Vartanov’s requiem for his friend, the modernist painter Minas Avetisyan (Avetisian), who was assassinated by KGB in 1975, 6 years after he first appeared on film (with Sergei Paradjanov) in The Color of the Armenian Land (1969). Back in 1969, the Ministry of Culture, Goskino, and Armenfilm Studios, demanded to delete the scenes with Minas and Parajanov because they were personas non grata. Vartanov refused and was blacklisted. Parajanov was imprisoned in 1973. Vartanov was fired in 1974. By the time of his assassination, in 1975, Minas had become an icon… After Armenia gained its independence from the Soviet Union in early 1990s, an official government investigation was conducted, which concluded that Minas was indeed assasinated and that great care had been taken by KGB to make it look like an accident.

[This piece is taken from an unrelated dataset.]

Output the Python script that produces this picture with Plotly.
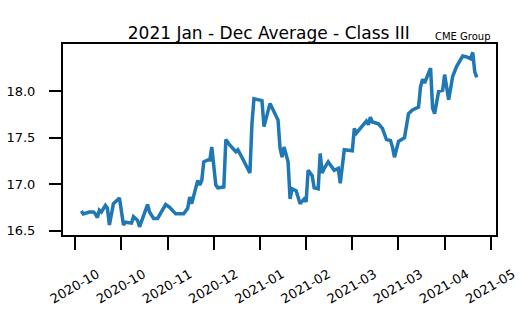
import plotly.graph_objects as go

# ---- data ----
dates = [
    "2020-10-04", "2020-10-05", "2020-10-08", "2020-10-10", "2020-10-11", "2020-10-12",
    "2020-10-13", "2020-10-14", "2020-10-16", "2020-10-17", "2020-10-18", "2020-10-20",
    "2020-10-23", "2020-10-25", "2020-10-26", "2020-10-29", "2020-10-30", "2020-11-01",
    "2020-11-02", "2020-11-06", "2020-11-07", "2020-11-09", "2020-11-11", "2020-11-13",
    "2020-11-14", "2020-11-15", "2020-11-17", "2020-11-20", "2020-11-24", "2020-11-26",
    "2020-11-27", "2020-11-28", "2020-12-01", "2020-12-02", "2020-12-03", "2020-12-04",
    "2020-12-06", "2020-12-07", "2020-12-08", "2020-12-10", "2020-12-11", "2020-12-14",
    "2020-12-15", "2020-12-17", "2020-12-20", "2020-12-21", "2020-12-23", "2020-12-27",
    "2020-12-28", "2020-12-29", "2021-01-02", "2021-01-03", "2021-01-06", "2021-01-10",
    "2021-01-11", "2021-01-12", "2021-01-13", "2021-01-15", "2021-01-16", "2021-01-17",
    "2021-01-19", "2021-01-21", "2021-01-23", "2021-01-24", "2021-01-25", "2021-01-27",
    "2021-01-28", "2021-01-30", "2021-01-31", "2021-02-01", "2021-02-02", "2021-02-04",
    "2021-02-07", "2021-02-09", "2021-02-10", "2021-02-12", "2021-02-16", "2021-02-17",
    "2021-02-18", "2021-02-21", "2021-02-23", "2021-02-24", "2021-02-25", "2021-02-26",
    "2021-03-01", "2021-03-03", "2021-03-05", "2021-03-07", "2021-03-08", "2021-03-09",
    "2021-03-11", "2021-03-14", "2021-03-16", "2021-03-18", "2021-03-21", "2021-03-22",
    "2021-03-23", "2021-03-24", "2021-03-27", "2021-03-28", "2021-03-29", "2021-03-31",
    "2021-04-02", "2021-04-03", "2021-04-05", "2021-04-07", "2021-04-09", "2021-04-12",
    "2021-04-14", "2021-04-16", "2021-04-17", "2021-04-18", "2021-04-19",
]
prices = [
    16.71, 16.68, 16.70, 16.70, 16.68, 16.64,
    16.72, 16.70, 16.77, 16.74, 16.56, 16.79,
    16.85, 16.56, 16.59, 16.58, 16.65, 16.61,
    16.54, 16.78, 16.70, 16.63, 16.63, 16.70,
    16.74, 16.78, 16.75, 16.68, 16.68, 16.74,
    16.86, 16.79, 17.04, 16.99, 17.04, 17.24,
    17.26, 17.26, 17.40, 16.99, 16.96, 16.97,
    17.48, 17.42, 17.35, 17.37, 17.29, 17.12,
    17.65, 17.92, 17.90, 17.62, 17.87, 17.69,
    17.39, 17.29, 17.40, 17.24, 16.84, 16.95,
    16.93, 16.79, 16.84, 16.81, 17.15, 17.09,
    16.96, 16.95, 17.33, 17.12, 17.17, 17.24,
    17.15, 17.17, 17.01, 17.37, 17.36, 17.60,
    17.55, 17.63, 17.68, 17.64, 17.72, 17.67,
    17.65, 17.60, 17.48, 17.47, 17.40, 17.29,
    17.46, 17.50, 17.76, 17.80, 17.83, 18.05,
    18.13, 18.09, 18.25, 17.82, 17.76, 18.00,
    18.01, 18.18, 17.91, 18.16, 18.27, 18.38,
    18.37, 18.35, 18.42, 18.21, 18.15,
]
tick_dates = ["2020-10-01", "2020-10-24", "2020-11-16", "2020-12-09", "2021-01-01",
              "2021-01-24", "2021-02-16", "2021-03-11", "2021-04-03", "2021-04-26"]
tick_labels = ["2020-10", "2020-10", "2020-11", "2020-12", "2021-01",
               "2021-02", "2021-03", "2021-03", "2021-04", "2021-05"]
y_ticks = [16.5, 17.0, 17.5, 18.0]

title_text = "2021 Jan - Dec Average - Class III"
source_text = "CME Group"

FONT = "DejaVu Sans"

fig = go.Figure()
fig.add_trace(go.Scatter(
    x=dates, y=prices, mode="lines",
    line=dict(color="#1f77b4", width=3.5),
    hoverinfo="skip", showlegend=False,
))

fig.update_layout(
    width=528, height=332,
    margin=dict(l=63, r=32, t=44, b=97),
    paper_bgcolor="white", plot_bgcolor="white",
    font=dict(family=FONT, color="black", size=13),
    title=dict(text=title_text, font=dict(family=FONT, size=17, color="black"),
               x=268.8 / 528, xanchor="center", xref="container",
               y=1 - 33 / 332, yanchor="middle", yref="container"),
    showlegend=False,
)
fig.update_xaxes(
    type="date",
    range=["2020-09-24 21:00", "2021-04-28 14:00"],
    tickmode="array", tickvals=tick_dates, ticktext=tick_labels,
    tickangle=-30,
    ticks="outside", ticklen=13, tickwidth=2, tickcolor="black",
    showline=True, linewidth=2, linecolor="black", mirror=True,
    showgrid=False, zeroline=False, automargin=False,
    tickfont=dict(family=FONT, size=13, color="black"),
    ticklabelshift=22, ticklabelstandoff=12,
)
fig.update_yaxes(
    range=[16.452, 18.51],
    tickmode="array", tickvals=y_ticks, ticktext=[f"{v:.1f}" for v in y_ticks],
    ticks="outside", ticklen=12, tickwidth=2, tickcolor="black",
    showline=True, linewidth=2, linecolor="black", mirror=True,
    showgrid=False, zeroline=False, automargin=False,
    tickfont=dict(family=FONT, size=13, color="black"),
    ticklabelstandoff=11,
)
fig.add_annotation(
    text=source_text, xref="paper", yref="paper",
    x=(490.7 - 62.7) / 433.3, y=1, xanchor="right", yanchor="bottom",
    xshift=2, showarrow=False, font=dict(family=FONT, size=10, color="black"),
)

fig.write_html("out.html")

In this second installment of Vartanov’s trilogy — which began in 1969 with The Color of Armenian Land with the young modernist painter Minas — crowds now mourn his 1975 assassination and commit his body to the ground, while his paintings come alive through the camera of the filmmaker. He finds consolation in the immortality of the beauty his friend has left behind, and the immortality then becomes the central theme of the final installment of the trilogy, the 1992 masterwork Parajanov: The Last Spring.